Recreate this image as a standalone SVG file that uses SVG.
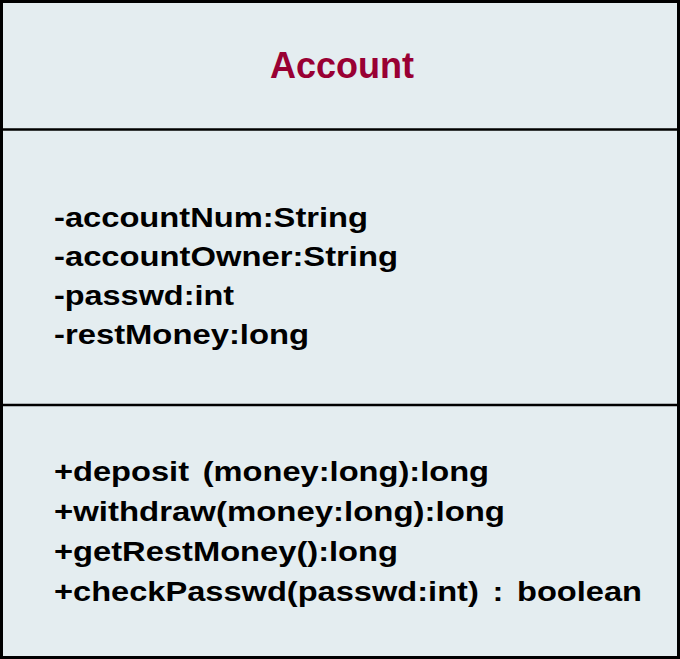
<svg xmlns="http://www.w3.org/2000/svg" width="680" height="659" viewBox="0 0 680 659">
  <style>
    .box { fill: #e4edf0; stroke: #000000; stroke-width: 3; }
    .div { stroke: #000000; stroke-width: 2.5; }
    .title { font-family: "Liberation Sans", Arial, sans-serif; font-weight: bold; font-size: 36px; fill: #990033; }
    .member { font-family: "Liberation Sans", Arial, sans-serif; font-weight: bold; font-size: 28px; fill: #000000; }
    .wide { word-spacing: 4px; }
  </style>
  <g id="Account">
    <rect class="box" x="1.5" y="1.5" width="677" height="656"/>
    <line class="div" x1="0" y1="129.5" x2="680" y2="129.5"/>
    <line class="div" x1="0" y1="405" x2="680" y2="405"/>
    <text class="title" x="342" y="78" text-anchor="middle">Account</text>
    <g id="attributes">
      <text class="member" x="54" y="227" textLength="314" lengthAdjust="spacingAndGlyphs">-accountNum:String</text>
      <text class="member" x="54" y="266" textLength="344" lengthAdjust="spacingAndGlyphs">-accountOwner:String</text>
      <text class="member" x="54" y="305" textLength="180" lengthAdjust="spacingAndGlyphs">-passwd:int</text>
      <text class="member" x="54" y="344" textLength="255" lengthAdjust="spacingAndGlyphs">-restMoney:long</text>
    </g>
    <g id="operations">
      <text class="member wide" x="54" y="481" textLength="435" lengthAdjust="spacingAndGlyphs">+deposit (money:long):long</text>
      <text class="member" x="54" y="521" textLength="451" lengthAdjust="spacingAndGlyphs">+withdraw(money:long):long</text>
      <text class="member" x="54" y="561" textLength="344" lengthAdjust="spacingAndGlyphs">+getRestMoney():long</text>
      <text class="member wide" x="54" y="601" textLength="588" lengthAdjust="spacingAndGlyphs">+checkPasswd(passwd:int) : boolean</text>
    </g>
  </g>
  <g id="connectors"/>
</svg>
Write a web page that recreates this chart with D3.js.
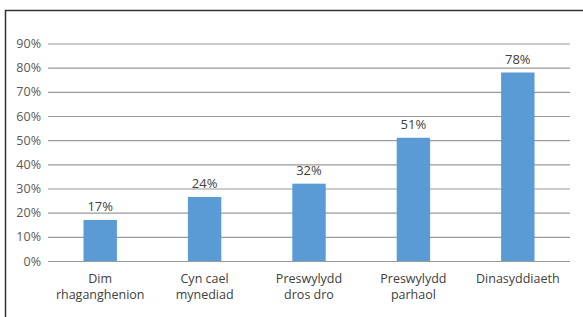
<!DOCTYPE html>
<html lang="cy">
<head>
    <meta charset="UTF-8">
    <title>Chart</title>
    <script src="https://d3js.org/d3.v7.min.js"></script>
    <style>
        html, body { margin: 0; padding: 0; background: #fff; }
        svg { display: block; font-family: "Open Sans", sans-serif; }
    </style>
</head>
<body>
    <svg id="chart" width="583" height="317"></svg>
    <script>
        // data
        const categories = [
            ["Dim", "rhaganghenion"],
            ["Cyn cael", "mynediad"],
            ["Preswylydd", "dros dro"],
            ["Preswylydd", "parhaol"],
            ["Dinasyddiaeth"]
        ];
        const values = [17, 26.5, 32, 51, 78];          // bar heights as drawn
        const valueLabels = ["17%", "24%", "32%", "51%", "78%"]; // printed labels
        const yTicks = [0, 10, 20, 30, 40, 50, 60, 70, 80, 90];

        const svg = d3.select("#chart"),
              margin = { top: 43.5, right: 13, bottom: 56, left: 48 },
              width = +svg.attr("width"),
              height = +svg.attr("height");

        // frame (only top and left edges fall inside the picture)
        svg.append("rect")
            .attr("x", 5.5).attr("y", 10.5)
            .attr("width", 700).attr("height", 500)
            .attr("fill", "none")
            .attr("stroke", "#333")
            .attr("stroke-width", 1.5);

        const x = d3.scaleBand()
            .domain(d3.range(categories.length))
            .range([margin.left, width - margin.right])
            .paddingInner(0.68)
            .paddingOuter(0.34);

        const y = d3.scaleLinear()
            .domain([0, 90])
            .range([height - margin.bottom, margin.top]);

        // gridlines + tick labels
        const yAxis = svg.append("g")
            .attr("transform", `translate(${margin.left},0)`)
            .call(d3.axisLeft(y)
                .tickValues(yTicks)
                .tickFormat(d => d + "%")
                .tickSize(-(width - margin.left - margin.right))
                .tickPadding(7));
        yAxis.select(".domain").remove();
        yAxis.selectAll(".tick line")
            .attr("stroke", "#9a9a9a")
            .attr("stroke-width", 1.2);
        yAxis.selectAll(".tick text")
            .attr("fill", "#595959")
            .attr("font-size", "12.5px")
            .attr("font-family", "'Open Sans', sans-serif");

        // bars
        svg.selectAll(".bar")
            .data(values)
            .enter().append("rect")
            .attr("class", "bar")
            .attr("x", (d, i) => x(i))
            .attr("y", d => y(d))
            .attr("width", x.bandwidth())
            .attr("height", d => y(0) - y(d))
            .attr("fill", "#5b9bd5");

        // value labels
        svg.selectAll(".val")
            .data(values)
            .enter().append("text")
            .attr("class", "val")
            .attr("x", (d, i) => x(i) + x.bandwidth() / 2)
            .attr("y", d => y(d) - 9)
            .attr("text-anchor", "middle")
            .attr("font-size", "13px")
            .attr("fill", "#404040")
            .text((d, i) => valueLabels[i]);

        // category labels
        const cat = svg.selectAll(".cat")
            .data(categories)
            .enter().append("text")
            .attr("class", "cat")
            .attr("x", (d, i) => x(i) + x.bandwidth() / 2)
            .attr("y", y(0) + 22)
            .attr("text-anchor", "middle")
            .attr("font-size", "12.5px")
            .attr("fill", "#404040");
        cat.each(function(lines) {
            const t = d3.select(this);
            lines.forEach((line, j) => {
                t.append("tspan")
                    .attr("x", t.attr("x"))
                    .attr("dy", j === 0 ? 0 : 15.5)
                    .text(line);
            });
        });
    </script>
</body>
</html>
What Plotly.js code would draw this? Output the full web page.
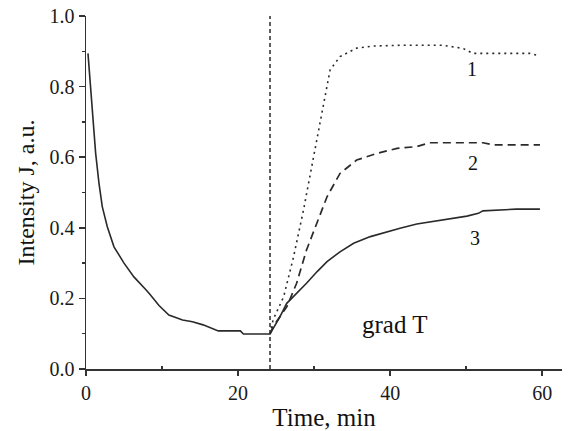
<!DOCTYPE html>
<html>
<head>
<meta charset="utf-8">
<script src="https://cdn.plot.ly/plotly-3.0.1.min.js"></script>
<style>html,body{margin:0;padding:0;background:#fff;}#chart{width:569px;height:431px;}</style>
</head>
<body>
<div id="chart"></div>
<script>
// Curve 3 (solid): decay, then rise after grad T switched on
const time3 = [0.26, 0.61, 0.96, 1.27, 1.71, 2.14, 2.8, 3.68, 5.0, 6.3, 7.85, 8.4, 9.6, 10.9, 12.7, 14.0, 15.4, 16.7, 17.4, 20.3, 20.7, 24.2,
               24.4, 25.5, 26.4, 27.7, 29.0, 30.4, 31.7, 33.4, 35.2, 37.4, 39.6, 41.3, 43.5, 47.0, 50.1, 51.6, 52.2, 56.6, 59.7];
const intensity3 = [0.894, 0.790, 0.696, 0.611, 0.526, 0.46, 0.403, 0.346, 0.30, 0.261, 0.225, 0.212, 0.180, 0.153, 0.139, 0.134, 0.125, 0.115, 0.108, 0.108, 0.099, 0.099,
                    0.106, 0.148, 0.186, 0.214, 0.243, 0.276, 0.304, 0.332, 0.356, 0.375, 0.389, 0.399, 0.411, 0.422, 0.433, 0.441, 0.448, 0.453, 0.453];
// Curve 2 (dashed)
const time2 = [24.2, 24.6, 26.4, 27.7, 29.0, 30.4, 31.7, 33.4, 35.6, 38.3, 40.9, 43.5, 45.2, 52.2, 53.6, 59.7];
const intensity2 = [0.099, 0.12, 0.176, 0.243, 0.337, 0.413, 0.488, 0.554, 0.592, 0.611, 0.625, 0.630, 0.641, 0.641, 0.635, 0.635];
// Curve 1 (dotted)
const time1 = [24.2, 24.6, 26.0, 27.3, 28.6, 29.9, 31.2, 32.1, 33.4, 35.6, 37.8, 41.3, 47.0, 49.6, 50.9, 58.4, 59.7];
const intensity1 = [0.099, 0.139, 0.205, 0.318, 0.45, 0.601, 0.753, 0.847, 0.885, 0.909, 0.915, 0.917, 0.917, 0.908, 0.894, 0.894, 0.887];
// Moment the temperature gradient is applied
const gradTime = [24.2];
// Curve labels
const labelText = ['1', '2', '3', 'grad T'];
const labelX = [50.7, 50.9, 51.1, 40.6];
const labelY = [0.85, 0.585, 0.37, 0.125];

const lineColor = '#2a2a2a';
const font = 'Liberation Serif, Times New Roman, serif';

const traces = [
  {x: time1, y: intensity1, mode: 'lines', line: {color: lineColor, width: 1.6, dash: '2px,4px'}},
  {x: time2, y: intensity2, mode: 'lines', line: {color: lineColor, width: 1.7, dash: '8px,5px'}},
  {x: time3, y: intensity3, mode: 'lines', line: {color: lineColor, width: 1.6}}
];

const layout = {
  width: 569, height: 431,
  margin: {l: 86, r: 7, t: 16, b: 62},
  paper_bgcolor: '#fff', plot_bgcolor: '#fff',
  showlegend: false,
  font: {family: font, color: '#222', size: 20},
  xaxis: {
    range: [0, 62.6], tickvals: [0, 20, 40, 60], ticktext: ['0', '20', '40', '60'],
    showgrid: false, zeroline: false, showline: true, linecolor: '#333', linewidth: 1.5,
    ticks: 'outside', ticklen: 5, tickwidth: 1.5, tickcolor: '#333',
    minor: {tickvals: [10, 30, 50], ticks: 'inside', ticklen: 3, tickwidth: 1.5, tickcolor: '#333'},
    tickfont: {family: font, size: 20, color: '#1a1a1a'},
    title: {text: 'Time, min', font: {family: font, size: 25, color: '#111'}, standoff: 8}
  },
  yaxis: {
    range: [0, 1.0], tickvals: [0, 0.2, 0.4, 0.6, 0.8, 1.0], ticktext: ['0.0', '0.2', '0.4', '0.6', '0.8', '1.0'],
    showgrid: false, zeroline: false, showline: true, linecolor: '#333', linewidth: 1.5,
    ticks: 'outside', ticklen: 6, tickwidth: 1.5, tickcolor: '#333',
    minor: {tickvals: [0.1, 0.3, 0.5, 0.7, 0.9], ticks: 'outside', ticklen: 3, tickwidth: 1.5, tickcolor: '#333'},
    tickfont: {family: font, size: 20, color: '#1a1a1a'},
    title: {text: 'Intensity J, a.u.', font: {family: font, size: 24, color: '#111'}, standoff: 8}
  },
  shapes: gradTime.map(t => ({type: 'line', xref: 'x', yref: 'paper', x0: t, x1: t, y0: 0, y1: 1,
    line: {color: lineColor, width: 1.5, dash: '4px,3px'}})),
  annotations: labelText.map((t, i) => ({
    x: labelX[i], y: labelY[i], xref: 'x', yref: 'y', text: t, showarrow: false,
    font: {family: font, size: i === 3 ? 25 : 20, color: '#111'}
  }))
};

Plotly.newPlot('chart', traces, layout, {staticPlot: true, displayModeBar: false});
</script>
</body>
</html>
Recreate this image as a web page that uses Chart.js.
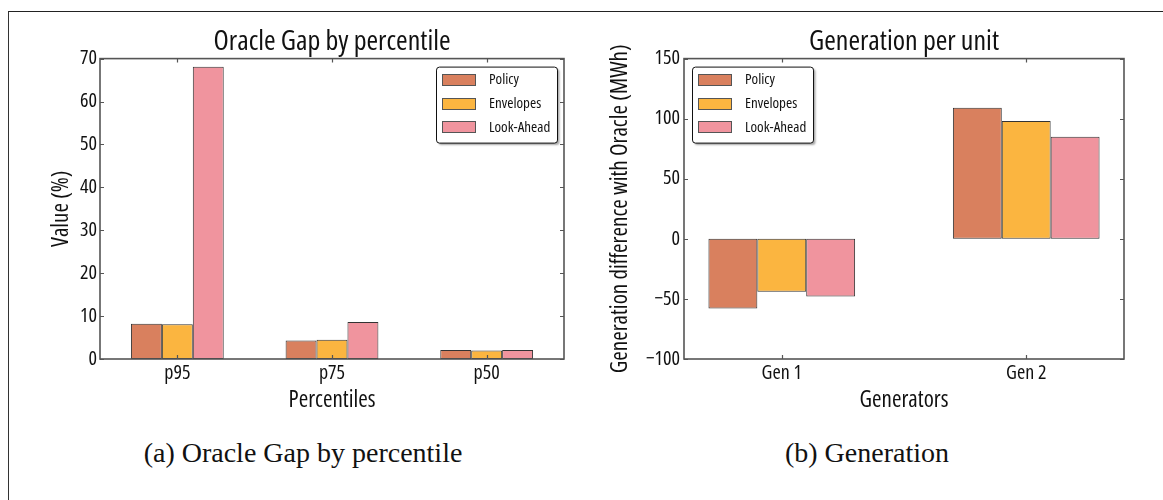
<!DOCTYPE html>
<html>
<head>
<meta charset="utf-8">
<script src="https://cdn.jsdelivr.net/npm/chart.js@4.4.1/dist/chart.umd.min.js"></script>
<style>
    body { margin: 0; background: #fff; }
    #page { position: relative; width: 1163px; height: 500px; overflow: hidden; background: #fff; }
    .frame { position: absolute; left: 8px; top: 11px; width: 2000px; height: 2000px; border-left: 1px solid #333; border-top: 1px solid #222; }
    canvas { position: absolute; top: 0; }
    .caption { position: absolute; width: 600px; text-align: center; font-family: 'Liberation Serif', 'Times New Roman', serif; font-size: 28px; line-height: 32px; color: #111; top: 437px; }
</style>
</head>
<body>
<div id="page">
    <div class="frame"></div>
    <canvas id="chart-gap" width="580" height="430" style="left:0"></canvas>
    <canvas id="chart-gen" width="583" height="430" style="left:580px"></canvas>
    <div class="caption" style="left:3px">(a) Oracle Gap by percentile</div>
    <div class="caption" style="left:567px">(b) Generation</div>
</div>
<script>
    // series names + colours
    const seriesNames = ['Policy', 'Envelopes', 'Look-Ahead'];
    const seriesColors = ['rgb(217,128,94)', 'rgb(251,181,64)', 'rgb(240,148,158)'];

    // left chart: oracle gap (%)
    const percentileLabels = ['p95', 'p75', 'p50'];
    const gapPolicy = [8.2, 4.3, 2.1];
    const gapEnvelopes = [8.1, 4.5, 2.0];
    const gapLookAhead = [68.1, 8.6, 2.1];

    // right chart: generation difference (MWh)
    const genLabels = ['Gen 1', 'Gen 2'];
    const genPolicy = [-58, 109];
    const genEnvelopes = [-44, 98];
    const genLookAhead = [-48, 85];

    // Open Sans has a condensed face installed, closest thing to the narrow font of the original
    const family = "'Open Sans', sans-serif";
    const stretch = 'condensed';
    Chart.defaults.font.family = family;
    Chart.defaults.font.weight = stretch;
    Chart.defaults.color = '#111';

    const axisColor = '#555';

    function f(size) {
        return {size: size, weight: stretch, family: family};
    }

    // frame, inward tick marks and the boxed legend inside the plot
    const frameAndLegend = {
        id: 'frameAndLegend',
        afterDatasetsDraw(chart, args, opts) {
            const {ctx, chartArea: a, scales} = chart;
            ctx.save();

            ctx.strokeStyle = axisColor;
            ctx.lineWidth = 1.2;
            ctx.beginPath();
            scales.y.ticks.forEach(t => {
                const y = Math.round(scales.y.getPixelForValue(t.value)) + 0.5;
                ctx.moveTo(a.left, y);
                ctx.lineTo(a.left + 4, y);
                ctx.moveTo(a.right, y);
                ctx.lineTo(a.right - 4, y);
            });
            scales.x.ticks.forEach((t, i) => {
                const x = Math.round(scales.x.getPixelForTick(i)) + 0.5;
                ctx.moveTo(x, a.bottom);
                ctx.lineTo(x, a.bottom - 4);
                ctx.moveTo(x, a.top);
                ctx.lineTo(x, a.top + 4);
            });
            ctx.stroke();

            ctx.lineWidth = 1.6;
            ctx.strokeRect(a.left, a.top, a.right - a.left, a.bottom - a.top);

            // legend
            const datasets = chart.data.datasets;
            ctx.font = stretch + ' 15px ' + family;
            let textW = 0;
            datasets.forEach(d => { textW = Math.max(textW, ctx.measureText(d.label).width); });
            const w = Math.round(6 + 34 + 13 + textW + 7);
            const h = 76;
            const top = a.top + 8;
            const left = opts.side === 'right' ? a.right - 7 - w : a.left + 8;

            ctx.save();
            ctx.shadowColor = 'rgba(0,0,0,0.35)';
            ctx.shadowOffsetX = 2;
            ctx.shadowOffsetY = 2;
            ctx.shadowBlur = 2;
            ctx.fillStyle = '#fff';
            ctx.beginPath();
            ctx.roundRect(left + 0.5, top + 0.5, w, h, 3);
            ctx.fill();
            ctx.restore();
            ctx.strokeStyle = '#111';
            ctx.lineWidth = 1;
            ctx.beginPath();
            ctx.roundRect(left + 0.5, top + 0.5, w, h, 3);
            ctx.stroke();

            ctx.textBaseline = 'middle';
            ctx.textAlign = 'left';
            datasets.forEach((d, i) => {
                const cy = top + 13.5 + i * 23.6;
                ctx.fillStyle = d.backgroundColor;
                ctx.fillRect(left + 6, Math.round(cy - 6), 34, 12);
                ctx.strokeStyle = '#555';
                ctx.strokeRect(left + 6.5, Math.round(cy - 6) + 0.5, 33, 11);
                ctx.fillStyle = '#111';
                ctx.fillText(d.label, left + 53, cy);
            });

            ctx.restore();
        }
    };

    function minusSign(value) {
        return value < 0 ? '\u2212' + Math.abs(value) : String(value);
    }

    function makeDataset(i, data) {
        return {
            label: seriesNames[i],
            data: data,
            backgroundColor: seriesColors[i],
            borderColor: '#333',
            borderWidth: 1,
            borderSkipped: false,
            barPercentage: 1,
            categoryPercentage: 0.6
        };
    }

    function baseTitle(text) {
        return {
            display: true,
            text: text,
            fullSize: false,
            color: '#111',
            font: f(28),
            padding: {top: 0, bottom: 0}
        };
    }

    const gapConfig = {
        type: 'bar',
        data: {
            labels: percentileLabels,
            datasets: [
                makeDataset(0, gapPolicy),
                makeDataset(1, gapEnvelopes),
                makeDataset(2, gapLookAhead)
            ]
        },
        options: {
            responsive: false,
            animation: false,
            devicePixelRatio: 1,
            layout: {padding: {left: 0, right: 16, top: 25, bottom: 0}},
            plugins: {
                legend: {display: false},
                tooltip: {enabled: false},
                title: baseTitle('Oracle Gap by percentile'),
                frameAndLegend: {side: 'right'}
            },
            scales: {
                x: {
                    grid: {display: false, drawTicks: false},
                    border: {display: false},
                    ticks: {font: f(20), padding: 2, color: '#111'},
                    title: {display: true, text: 'Percentiles', font: f(23), color: '#111', padding: {top: 0, bottom: 16}},
                    afterFit(scale) { scale.height = 71; }
                },
                y: {
                    min: 0,
                    max: 70,
                    grid: {display: false, drawTicks: false},
                    border: {display: false},
                    ticks: {stepSize: 10, font: f(20), padding: 3, color: '#111', callback: minusSign},
                    title: {display: true, text: 'Value (%)', font: f(23), color: '#111', padding: {top: 48, bottom: 0}},
                    afterFit(scale) { scale.width = 100; }
                }
            }
        },
        plugins: [frameAndLegend]
    };

    const genConfig = {
        type: 'bar',
        data: {
            datasets: [
                makeDataset(0, genPolicy.map((v, i) => ({x: i, y: v}))),
                makeDataset(1, genEnvelopes.map((v, i) => ({x: i, y: v}))),
                makeDataset(2, genLookAhead.map((v, i) => ({x: i, y: v})))
            ]
        },
        options: {
            responsive: false,
            animation: false,
            devicePixelRatio: 1,
            layout: {padding: {left: 0, right: 39, top: 25, bottom: 0}},
            plugins: {
                legend: {display: false},
                tooltip: {enabled: false},
                title: baseTitle('Generation per unit'),
                frameAndLegend: {side: 'left'}
            },
            scales: {
                x: {
                    type: 'linear',
                    min: -0.4,
                    max: 1.4,
                    offset: false,
                    grid: {display: false, drawTicks: false},
                    border: {display: false},
                    ticks: {font: f(20), padding: 2, color: '#111', callback: v => genLabels[v]},
                    afterBuildTicks(scale) { scale.ticks = genLabels.map((l, i) => ({value: i})); },
                    title: {display: true, text: 'Generators', font: f(23), color: '#111', padding: {top: 0, bottom: 16}},
                    afterFit(scale) { scale.height = 71; }
                },
                y: {
                    min: -100,
                    max: 150,
                    grid: {display: false, drawTicks: false},
                    border: {display: false},
                    ticks: {stepSize: 50, font: f(20), padding: 4, color: '#111', callback: minusSign},
                    title: {display: true, text: 'Generation difference with Oracle (MWh)', font: f(23), color: '#111', padding: {top: 27, bottom: 0}},
                    afterFit(scale) { scale.width = 104; }
                }
            }
        },
        plugins: [frameAndLegend]
    };

    new Chart(document.getElementById('chart-gap'), gapConfig);
    new Chart(document.getElementById('chart-gen'), genConfig);
</script>
</body>
</html>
________________________
* [Instructions for the task]
Going through the data above, count the lines where the string "uses" appears, and answer with only that number.

* [Exercise output]
2